Plant community composition within the same fire-treatment-collection year were similar and the difference among fire-ESR combinations was significant for plant cover (A=0.203, p<0.0001) and density (A=0.160 p<0.0001). Plant communities within a fire-ESR group did not differ between collection years, after adjusting for multiple comparisons using a false discovery rate method. In general, communities in unburned sites differed significantly from burned sites, but the difference in plant communities among burned sites was inconsistent. Sites aerially seeded after six fires and unseeded sites after one fire were occasionally different from other burned sites, otherwise there was little difference among plant communities among burned sites. The NMS ordination explained most of the variation in plant community composition among sites (cover r2 = 0.67; density r2=0.61).

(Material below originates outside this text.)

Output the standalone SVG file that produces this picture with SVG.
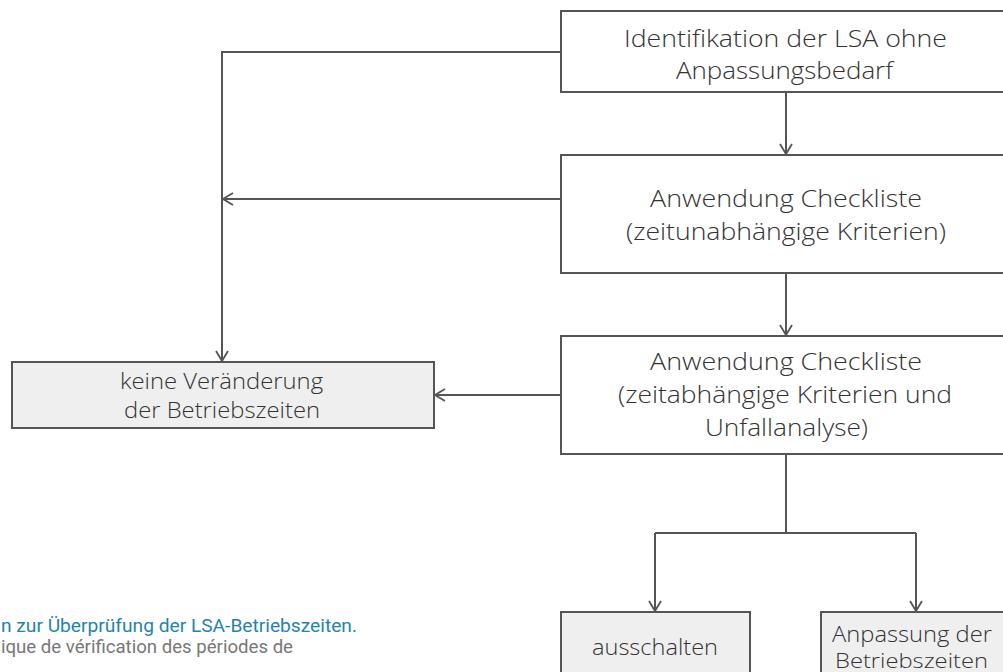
<svg xmlns="http://www.w3.org/2000/svg" width="1003" height="672" viewBox="0 0 1003 672">
<style>
.box{fill:#ffffff;stroke:#555555;stroke-width:2}
.grey{fill:#efefef}
.t{font-family:"Open Sans","Noto Sans","DejaVu Sans",sans-serif;font-size:24px;font-weight:300;fill:#333333;text-anchor:start}
.ts{font-size:21.5px}
.tx{font-size:19.5px}
.c{fill:none;stroke:#555555;stroke-width:2}
.cap{font-family:Roboto,"Liberation Sans",sans-serif;font-size:18px;font-weight:400}
</style>
<defs>
<marker id="ah" viewBox="0 0 12 14" refX="11" refY="7" markerWidth="12" markerHeight="14" markerUnits="userSpaceOnUse" orient="auto">
<path d="M1,1 L11,7 L1,13" fill="none" stroke="#555555" stroke-width="1.8"/>
</marker>
</defs>
<rect width="1003" height="672" fill="#ffffff"/>
<g id="connectors">
<path class="c" d="M561,52 H222 V361" marker-end="url(#ah)"/>
<path class="c" d="M561,199 H223" marker-end="url(#ah)"/>
<path class="c" d="M561,395 H435" marker-end="url(#ah)"/>
<path class="c" d="M786,92 V154" marker-end="url(#ah)"/>
<path class="c" d="M786,273 V335" marker-end="url(#ah)"/>
<path class="c" d="M786,454 V533"/>
<path class="c" d="M655,533 H916"/>
<path class="c" d="M655,533 V611" marker-end="url(#ah)"/>
<path class="c" d="M916,533 V611" marker-end="url(#ah)"/>
</g>
<g id="n1">
<rect class="box" x="561" y="11" width="460" height="81"/>
<text class="t" x="624" y="47" textLength="323" lengthAdjust="spacingAndGlyphs">Identifikation der LSA ohne</text>
<text class="t" x="676" y="79" textLength="217" lengthAdjust="spacingAndGlyphs">Anpassungsbedarf</text>
</g>
<g id="n2">
<rect class="box" x="561" y="155" width="460" height="118"/>
<text class="t" x="650" y="207" textLength="272" lengthAdjust="spacingAndGlyphs">Anwendung Checkliste</text>
<text class="t" x="626" y="240" textLength="320" lengthAdjust="spacingAndGlyphs">(zeitunabhängige Kriterien)</text>
</g>
<g id="n3">
<rect class="box" x="561" y="336" width="460" height="118"/>
<text class="t" x="650" y="370" textLength="272" lengthAdjust="spacingAndGlyphs">Anwendung Checkliste</text>
<text class="t" x="618" y="403" textLength="334" lengthAdjust="spacingAndGlyphs">(zeitabhängige Kriterien und</text>
<text class="t" x="705" y="436" textLength="163" lengthAdjust="spacingAndGlyphs">Unfallanalyse)</text>
</g>
<g id="n4">
<rect class="box grey" x="12" y="362" width="422" height="66"/>
<text class="t ts" x="120" y="389" textLength="203" lengthAdjust="spacingAndGlyphs">keine Veränderung</text>
<text class="t ts" x="124" y="418" textLength="196" lengthAdjust="spacingAndGlyphs">der Betriebszeiten</text>
</g>
<g id="n5">
<rect class="box grey" x="561" y="612" width="189" height="70"/>
<text class="t ts" x="592" y="655" textLength="126" lengthAdjust="spacingAndGlyphs">ausschalten</text>
</g>
<g id="n6">
<rect class="box grey" x="821" y="612" width="200" height="70"/>
<text class="t ts" x="832" y="642" textLength="160" lengthAdjust="spacingAndGlyphs">Anpassung der</text>
<text class="t tx" x="835" y="668" textLength="153" lengthAdjust="spacingAndGlyphs">Betriebszeiten</text>
</g>
<g id="caption">
<text class="cap" x="1" y="632" fill="#1f84ad" textLength="356" lengthAdjust="spacingAndGlyphs">n zur Überprüfung der LSA-Betriebszeiten.</text>
<text class="cap" x="1" y="653" fill="#777777" textLength="292" lengthAdjust="spacingAndGlyphs">ique de vérification des périodes de</text>
</g>
</svg>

Environmental variables correlated with axis one (cover r2 = 0.29; density r2=0.24) while treatment and fire variables correlated with axis two (cover r2 = 0.21; density r2=0.20). Important treatment factors included the number and time since treatment as did time since fire and time between the two most recent fires. Though environmental variables play a crucial role in recovery after fire, a site’s ESR and fire history should be considered when determining the rehabilitation needs.